• [What to produce]: Output all entries verbatim. Skip pictures.

── Input for this task

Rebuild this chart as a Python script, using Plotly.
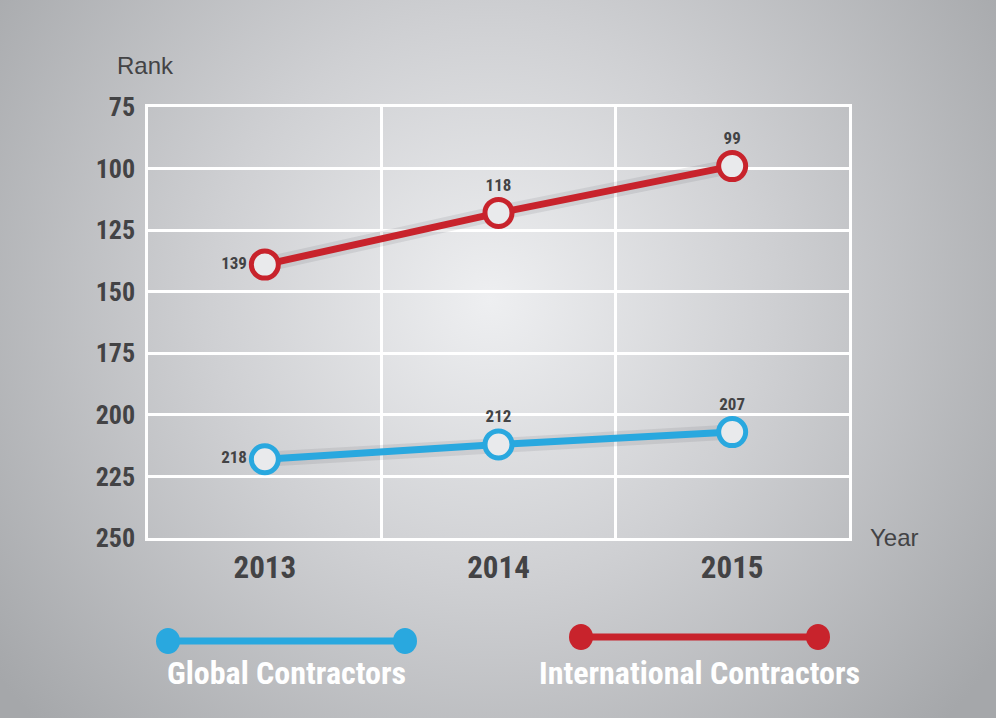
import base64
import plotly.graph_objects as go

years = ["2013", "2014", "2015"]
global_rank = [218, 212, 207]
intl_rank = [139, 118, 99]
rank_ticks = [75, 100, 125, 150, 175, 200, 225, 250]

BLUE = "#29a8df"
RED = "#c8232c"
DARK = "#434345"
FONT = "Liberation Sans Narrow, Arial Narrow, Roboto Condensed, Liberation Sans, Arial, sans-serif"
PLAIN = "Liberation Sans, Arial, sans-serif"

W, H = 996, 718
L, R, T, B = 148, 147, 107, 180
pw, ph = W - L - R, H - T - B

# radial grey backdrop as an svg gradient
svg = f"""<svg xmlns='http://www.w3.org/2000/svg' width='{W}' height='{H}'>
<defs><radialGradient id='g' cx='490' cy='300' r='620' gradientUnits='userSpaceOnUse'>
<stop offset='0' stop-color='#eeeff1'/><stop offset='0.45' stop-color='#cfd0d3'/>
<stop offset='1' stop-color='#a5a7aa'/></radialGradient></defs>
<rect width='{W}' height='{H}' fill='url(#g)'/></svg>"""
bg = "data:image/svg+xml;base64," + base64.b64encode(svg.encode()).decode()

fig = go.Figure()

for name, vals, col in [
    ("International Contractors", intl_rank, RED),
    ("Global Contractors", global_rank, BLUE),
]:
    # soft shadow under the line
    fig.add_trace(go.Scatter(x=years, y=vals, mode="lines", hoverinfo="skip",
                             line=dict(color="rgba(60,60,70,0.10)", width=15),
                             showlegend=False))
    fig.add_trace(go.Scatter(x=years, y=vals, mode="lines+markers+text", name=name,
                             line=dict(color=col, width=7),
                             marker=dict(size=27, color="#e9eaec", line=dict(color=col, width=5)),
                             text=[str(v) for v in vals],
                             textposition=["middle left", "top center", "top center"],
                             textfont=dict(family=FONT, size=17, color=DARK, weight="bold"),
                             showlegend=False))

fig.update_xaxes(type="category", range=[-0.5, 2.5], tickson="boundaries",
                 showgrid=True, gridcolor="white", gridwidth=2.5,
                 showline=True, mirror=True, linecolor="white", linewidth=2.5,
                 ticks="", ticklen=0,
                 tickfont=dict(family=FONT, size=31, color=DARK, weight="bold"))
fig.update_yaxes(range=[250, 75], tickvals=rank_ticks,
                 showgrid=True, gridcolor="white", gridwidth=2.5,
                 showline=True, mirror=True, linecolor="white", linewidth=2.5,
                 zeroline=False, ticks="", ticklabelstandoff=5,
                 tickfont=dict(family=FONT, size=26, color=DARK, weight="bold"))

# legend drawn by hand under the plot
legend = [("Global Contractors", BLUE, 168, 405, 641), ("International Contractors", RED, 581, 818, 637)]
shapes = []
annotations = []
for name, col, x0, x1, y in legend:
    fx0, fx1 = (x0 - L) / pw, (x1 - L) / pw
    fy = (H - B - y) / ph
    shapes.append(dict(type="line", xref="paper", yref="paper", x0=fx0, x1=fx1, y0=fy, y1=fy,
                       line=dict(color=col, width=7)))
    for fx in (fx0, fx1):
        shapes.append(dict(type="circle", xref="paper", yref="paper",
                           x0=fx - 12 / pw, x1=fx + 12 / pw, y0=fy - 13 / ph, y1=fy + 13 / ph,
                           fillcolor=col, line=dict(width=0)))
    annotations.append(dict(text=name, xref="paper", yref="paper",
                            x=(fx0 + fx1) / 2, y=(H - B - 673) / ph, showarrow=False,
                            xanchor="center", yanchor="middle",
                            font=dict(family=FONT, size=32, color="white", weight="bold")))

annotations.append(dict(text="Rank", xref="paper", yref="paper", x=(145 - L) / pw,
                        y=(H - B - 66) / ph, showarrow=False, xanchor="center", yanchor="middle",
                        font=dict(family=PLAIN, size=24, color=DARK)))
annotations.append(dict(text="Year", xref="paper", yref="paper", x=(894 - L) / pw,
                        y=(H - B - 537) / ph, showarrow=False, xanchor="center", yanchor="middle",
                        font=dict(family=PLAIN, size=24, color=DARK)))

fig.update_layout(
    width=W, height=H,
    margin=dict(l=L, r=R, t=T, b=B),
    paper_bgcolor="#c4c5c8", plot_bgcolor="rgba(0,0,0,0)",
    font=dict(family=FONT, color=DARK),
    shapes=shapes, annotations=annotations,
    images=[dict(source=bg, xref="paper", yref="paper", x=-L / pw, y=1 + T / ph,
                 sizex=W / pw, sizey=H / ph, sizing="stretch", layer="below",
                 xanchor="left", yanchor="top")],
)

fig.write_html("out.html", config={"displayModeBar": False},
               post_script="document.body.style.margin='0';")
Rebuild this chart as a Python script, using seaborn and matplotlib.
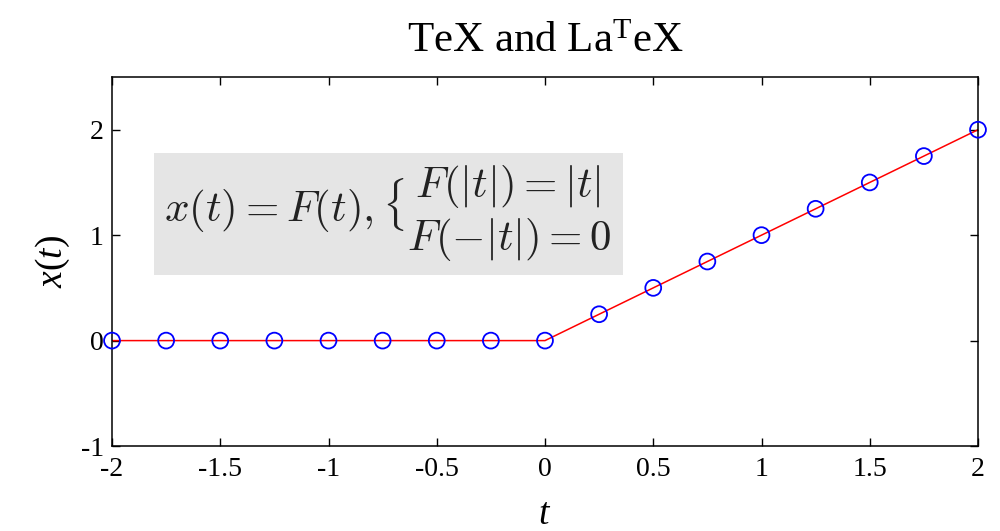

────

• [Finished answer]:
Rebuild this chart as a Python script, using Plotly.
import base64
import plotly.graph_objects as go

years = ["2013", "2014", "2015"]
global_rank = [218, 212, 207]
intl_rank = [139, 118, 99]
rank_ticks = [75, 100, 125, 150, 175, 200, 225, 250]

BLUE = "#29a8df"
RED = "#c8232c"
DARK = "#434345"
FONT = "Liberation Sans Narrow, Arial Narrow, Roboto Condensed, Liberation Sans, Arial, sans-serif"
PLAIN = "Liberation Sans, Arial, sans-serif"

W, H = 996, 718
L, R, T, B = 148, 147, 107, 180
pw, ph = W - L - R, H - T - B

# radial grey backdrop as an svg gradient
svg = f"""<svg xmlns='http://www.w3.org/2000/svg' width='{W}' height='{H}'>
<defs><radialGradient id='g' cx='490' cy='300' r='620' gradientUnits='userSpaceOnUse'>
<stop offset='0' stop-color='#eeeff1'/><stop offset='0.45' stop-color='#cfd0d3'/>
<stop offset='1' stop-color='#a5a7aa'/></radialGradient></defs>
<rect width='{W}' height='{H}' fill='url(#g)'/></svg>"""
bg = "data:image/svg+xml;base64," + base64.b64encode(svg.encode()).decode()

fig = go.Figure()

for name, vals, col in [
    ("International Contractors", intl_rank, RED),
    ("Global Contractors", global_rank, BLUE),
]:
    # soft shadow under the line
    fig.add_trace(go.Scatter(x=years, y=vals, mode="lines", hoverinfo="skip",
                             line=dict(color="rgba(60,60,70,0.10)", width=15),
                             showlegend=False))
    fig.add_trace(go.Scatter(x=years, y=vals, mode="lines+markers+text", name=name,
                             line=dict(color=col, width=7),
                             marker=dict(size=27, color="#e9eaec", line=dict(color=col, width=5)),
                             text=[str(v) for v in vals],
                             textposition=["middle left", "top center", "top center"],
                             textfont=dict(family=FONT, size=17, color=DARK, weight="bold"),
                             showlegend=False))

fig.update_xaxes(type="category", range=[-0.5, 2.5], tickson="boundaries",
                 showgrid=True, gridcolor="white", gridwidth=2.5,
                 showline=True, mirror=True, linecolor="white", linewidth=2.5,
                 ticks="", ticklen=0,
                 tickfont=dict(family=FONT, size=31, color=DARK, weight="bold"))
fig.update_yaxes(range=[250, 75], tickvals=rank_ticks,
                 showgrid=True, gridcolor="white", gridwidth=2.5,
                 showline=True, mirror=True, linecolor="white", linewidth=2.5,
                 zeroline=False, ticks="", ticklabelstandoff=5,
                 tickfont=dict(family=FONT, size=26, color=DARK, weight="bold"))

# legend drawn by hand under the plot
legend = [("Global Contractors", BLUE, 168, 405, 641), ("International Contractors", RED, 581, 818, 637)]
shapes = []
annotations = []
for name, col, x0, x1, y in legend:
    fx0, fx1 = (x0 - L) / pw, (x1 - L) / pw
    fy = (H - B - y) / ph
    shapes.append(dict(type="line", xref="paper", yref="paper", x0=fx0, x1=fx1, y0=fy, y1=fy,
                       line=dict(color=col, width=7)))
    for fx in (fx0, fx1):
        shapes.append(dict(type="circle", xref="paper", yref="paper",
                           x0=fx - 12 / pw, x1=fx + 12 / pw, y0=fy - 13 / ph, y1=fy + 13 / ph,
                           fillcolor=col, line=dict(width=0)))
    annotations.append(dict(text=name, xref="paper", yref="paper",
                            x=(fx0 + fx1) / 2, y=(H - B - 673) / ph, showarrow=False,
                            xanchor="center", yanchor="middle",
                            font=dict(family=FONT, size=32, color="white", weight="bold")))

annotations.append(dict(text="Rank", xref="paper", yref="paper", x=(145 - L) / pw,
                        y=(H - B - 66) / ph, showarrow=False, xanchor="center", yanchor="middle",
                        font=dict(family=PLAIN, size=24, color=DARK)))
annotations.append(dict(text="Year", xref="paper", yref="paper", x=(894 - L) / pw,
                        y=(H - B - 537) / ph, showarrow=False, xanchor="center", yanchor="middle",
                        font=dict(family=PLAIN, size=24, color=DARK)))

fig.update_layout(
    width=W, height=H,
    margin=dict(l=L, r=R, t=T, b=B),
    paper_bgcolor="#c4c5c8", plot_bgcolor="rgba(0,0,0,0)",
    font=dict(family=FONT, color=DARK),
    shapes=shapes, annotations=annotations,
    images=[dict(source=bg, xref="paper", yref="paper", x=-L / pw, y=1 + T / ph,
                 sizex=W / pw, sizey=H / ph, sizing="stretch", layer="below",
                 xanchor="left", yanchor="top")],
)

fig.write_html("out.html", config={"displayModeBar": False},
               post_script="document.body.style.margin='0';")
Rebuild this chart as a Python script, using seaborn and matplotlib.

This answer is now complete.